2. We also argued that, because the Service does not know when the vernal pool species will be deemed "conserved," it cannot know which features are essential to their conservation, and therefore cannot designate critical habitat. The Court again disagreed and expressly overruled the Whipsnake decision on this point. The Court believed nothing to be wrong with identifying essential elements to a goal without knowing when the goal will be achieved; for example, you need a reel and tackle to catch a fish, even though you don't know when you are going to catch the fish. The comebacker, of course, is that a reel and tackle are essential to having an opportunity to catch a fish, but more is needed actually to catch a fish. The ESA's text (to continue the analogy) requires that you catch the fish (i.e., conserve the species), but the Court concluded that the process of working out a species's conservation should be addressed by the Service when it produces recovery plans for listed species, not when it designates critical habitat.

3. The ESA authorizes the designation of two types of critical habitat—occupied and unoccupied. The Service conceded that it included unoccupied critical habitat within occupied critical habitat. We argued that such a procedure violates the ESA. The Court rejected our argument, concluding that the Service had used the heightened standard for "unoccupied critical habitat" for the entire designation, and therefore that the inclusion of unoccupied areas is harmless error. (The Court also stated that there is no legal requirement for the Service to say whether any given area of critical habitat is occupied or unoccupied.). The problem with that justification, as we pointed out in the briefing and at oral argument, is that unoccupied critical habitat is defined as those areas outside the occupied range of the species, whereas occupied critical habitat is defined as those areas within the occupied range of the species. Hence, it is a logical impossibility to designate unoccupied critical habitat within occupied critical habitat. The Court's opinion does not address this point.

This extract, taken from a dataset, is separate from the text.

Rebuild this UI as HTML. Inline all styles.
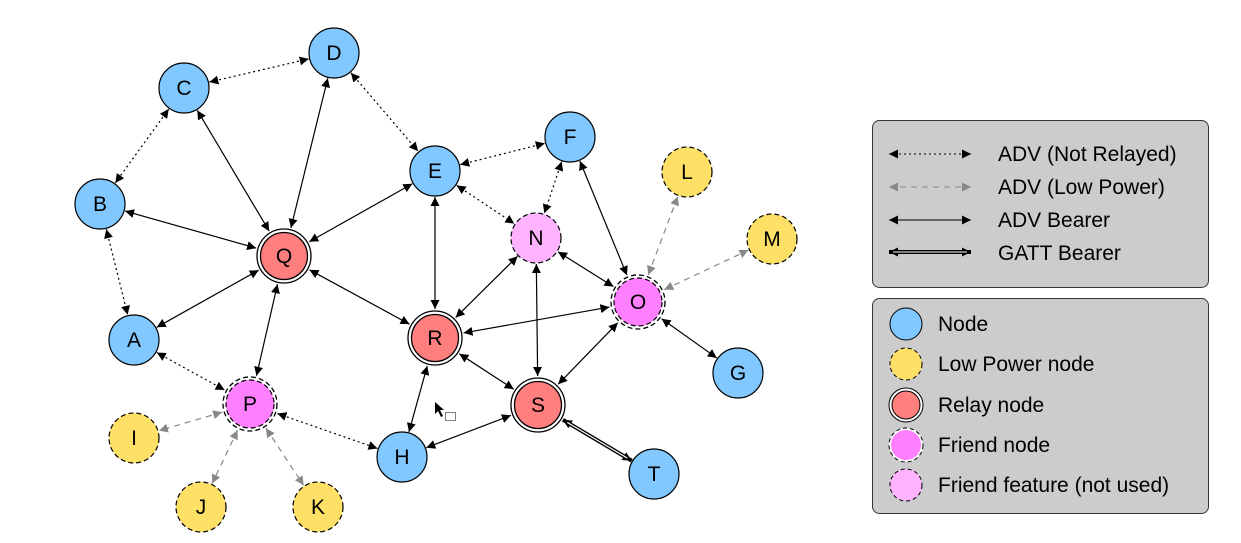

4. In a related vein, we argued that the Service could not get around the fact of having included nonqualifying areas within the designation by excluding these areas "by definition" without actually locating them on the habitat maps. The Court rejected this argument, reasoning that the Service is not bound by any particular method of identifying a critical habitat's metes and bounds and, moreover, the Service's method used here was reasonably specific.

5. Finally, we challenged the Service's economic impact analysis, arguing that the Service erred by not conducting a cumulative impact analysis. We analogized to NEPA case law. The Court okayed the Service's analysis and rejected our argument, reasoning that the ESA is different from NEPA (because NEPA is designed to avoid environmental harm, whereas the ESA critical habitat process is designed to protect the environment). The Court also viewed our argument as an impermissible challenge to the Service's "baseline" method, which it wasn't.

All told, this is a disappointing but not surprising result.